3. Judgments  coming up:

From my “This year’s top three cases”-list, two will be decided soon:

My “number 3″, T-425/04 France v. Commission, T-444/04 France Télécom v. Commission, T-450/04 Bouygues v. Commission, T-456/04 AFORS Télécom v. Commission, a state aid case concerning recapitalisation of France Télécom, will be decided on 21 May 2010. [update 13 May 2010: sorry - but the case disappeared from the ECJ’s calendar again, so we will have to wait a little longer, but I still expect it to be decided before summer - and another update: even though it didn’t show up on the Court’s public calendar just a week ago, it wa decided nonetheless - see this post].

And “number 2″, C-58/08 Vodafone, on the validity of thearticle 4 of the roaming regulation is coming up for judgment on 8 June 2010. My “number 1″-case, just to remind you, is C-280/08 P Deutsche Telekom AG, where on 22 April 2010 the advocate general delivered his opinion; see here).

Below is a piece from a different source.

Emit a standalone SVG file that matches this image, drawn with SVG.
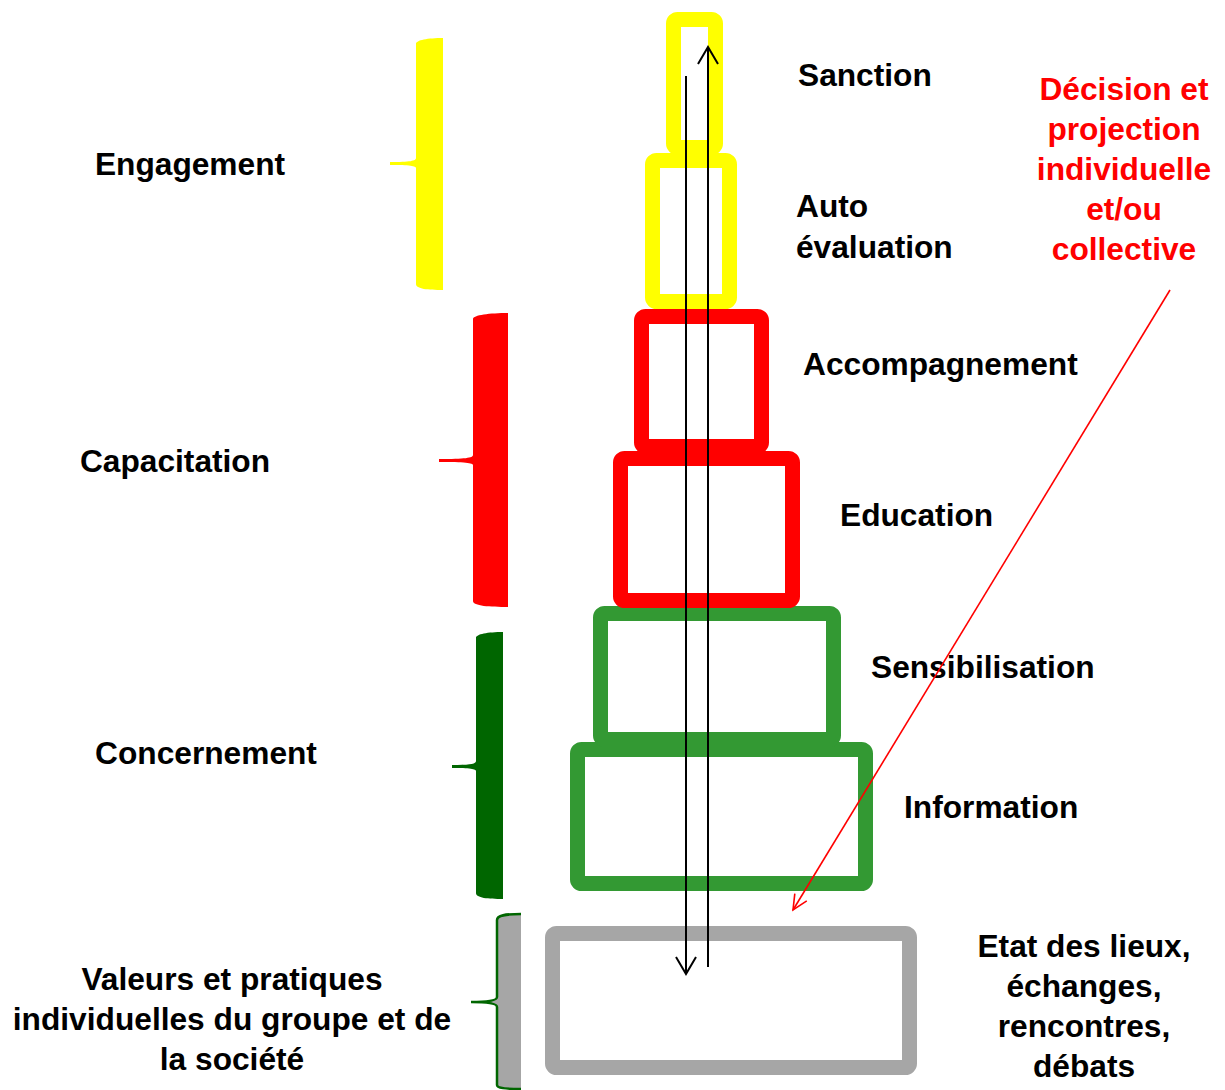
<svg xmlns="http://www.w3.org/2000/svg" width="1225" height="1090" viewBox="0 0 1225 1090">
<style>
text{font-family:"Liberation Sans",Arial,sans-serif;font-weight:bold;font-size:31.7px;fill:#000}
.red{fill:#FF0000}
.box{fill:none;stroke-width:15}
.y{stroke:#FFFF00}.r{stroke:#FF0000}.g{stroke:#339933}.gr{stroke:#A6A6A6}
.mid{text-anchor:middle}
</style>
<defs>
<marker id="ak" markerUnits="userSpaceOnUse" viewBox="0 0 20 22" refX="18" refY="11" markerWidth="20" markerHeight="22" orient="auto">
<path d="M1,1 L18,11 L1,21" fill="none" stroke="#000" stroke-width="2"/>
</marker>
<marker id="ar" markerUnits="userSpaceOnUse" viewBox="0 0 18 16" refX="16" refY="8" markerWidth="18" markerHeight="16" orient="auto">
<path d="M1,1 L16,8 L1,15" fill="none" stroke="#FF0000" stroke-width="1.6"/>
</marker>
</defs>
<rect width="1225" height="1090" fill="#fff"/>

<g id="bracket-engagement">
<path d="M443,38 L443,290 C428,290 416,289 416,284 L416,168 C416,166 410,165 390,165 L390,162 C410,162 416,161 416,158 L416,44 C416,40 428,38 443,38 Z" fill="#FFFF00"/>
<text x="190" y="175" class="mid">Engagement</text>
</g>
<g id="bracket-capacitation">
<path d="M508,313 L508,607 C490,607 473,606 473,601 L473,465 C473,463 465,462 439,462 L439,459 C465,459 473,458 473,455 L473,319 C473,315 490,313 508,313 Z" fill="#FF0000"/>
<text x="175" y="472" class="mid">Capacitation</text>
</g>
<g id="bracket-concernement">
<path d="M503,632 L503,899 C488,899 476,898 476,893 L476,771 C476,769 470,768 452,768 L452,765 C470,765 476,764 476,761 L476,638 C476,634 488,632 503,632 Z" fill="#006600"/>
<text x="206" y="764" class="mid">Concernement</text>
</g>
<g id="bracket-valeurs">
<path d="M521,914 L521,1089 C505,1089 497,1088 497,1085 L497,1007 C497,1004 490,1002 471,1002 C490,1002 497,1000 497,997 L497,920 C497,915 505,914 521,914 Z" fill="#A6A6A6"/>
<path d="M521,914 C505,914 497,915 497,920 L497,997 C497,1000 490,1002 471,1002 C490,1002 497,1004 497,1007 L497,1085 C497,1088 505,1089 521,1089" fill="none" stroke="#006600" stroke-width="2.5"/>
<text x="232" y="990" class="mid">Valeurs et pratiques</text>
<text x="232" y="1030" class="mid">individuelles du groupe et de</text>
<text x="232" y="1070" class="mid">la société</text>
</g>

<g id="node-etat">
<rect class="box gr" x="552.5" y="933.5" width="357" height="134" rx="4"/>
<text x="1084" y="957" class="mid">Etat des lieux,</text>
<text x="1084" y="997" class="mid">échanges,</text>
<text x="1084" y="1037" class="mid">rencontres,</text>
<text x="1084" y="1077" class="mid">débats</text>
</g>
<g id="node-information">
<rect class="box g" x="577.5" y="749.5" width="288" height="134" rx="4"/>
<text x="904" y="818">Information</text>
</g>
<g id="node-sensibilisation">
<rect class="box g" x="600.5" y="613.5" width="233" height="126" rx="4"/>
<text x="871" y="678">Sensibilisation</text>
</g>
<g id="node-education">
<rect class="box r" x="620.5" y="458.5" width="172" height="142" rx="4"/>
<text x="840" y="526">Education</text>
</g>
<g id="node-accompagnement">
<rect class="box r" x="641.5" y="316.5" width="120" height="130" rx="4"/>
<text x="803" y="375">Accompagnement</text>
</g>
<g id="node-autoevaluation">
<rect class="box y" x="652.5" y="160.5" width="77" height="141" rx="4"/>
<text x="796" y="217">Auto</text>
<text x="796" y="258">évaluation</text>
</g>
<g id="node-sanction">
<rect class="box y" x="673.5" y="19.5" width="42" height="128" rx="4"/>
<text x="798" y="86">Sanction</text>
</g>
<g id="label-decision">
<text x="1124" y="100" class="mid red">Décision et</text>
<text x="1124" y="140" class="mid red">projection</text>
<text x="1124" y="180" class="mid red">individuelle</text>
<text x="1124" y="220" class="mid red">et/ou</text>
<text x="1124" y="260" class="mid red">collective</text>
</g>

<g id="connectors">
<path d="M686,76 L686,974" fill="none" stroke="#000" stroke-width="2" marker-end="url(#ak)"/>
<path d="M708,967 L708,47" fill="none" stroke="#000" stroke-width="2" marker-end="url(#ak)"/>
<path d="M1170,290 L793,910" fill="none" stroke="#FF0000" stroke-width="1.6" marker-end="url(#ar)"/>
</g>
</svg>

Opinions of the advocate general are coming up on 1 June 2010 in C-222/08 Commission v. Belgium and C-389/08 Base and others v. Belgacom, both dealing with universal service in Belgium. [update 13 May 2010: again, these two cases were dropped from the ECJ’s calendar]

*) Shakespeare, King John, Act V, Scene 6

“One fire drives out one fire”*: explaining the blogs’ downtime

Posted on May 9, 2010 | Filed Under communication technologies

This blog was down - the server could not be reached - for a few days some two weeks ago, and for another three days just this week. The reason in both instances was, quite simply, if unlikely: fire. The blog is hosted on the servers of the Vienna University of Economics and Business, and by some very unfortunate coincidence, a fire ravaged through the transformer room already two weeks ago; then when the all systems had come back, there was another fire, reportedly due to faulty repair work after the first fire. Now electricity is restored and even the non-essential servers are all running again. The university is coming back to business as usual, on campus as well as in the virtual world, such as here in this blog.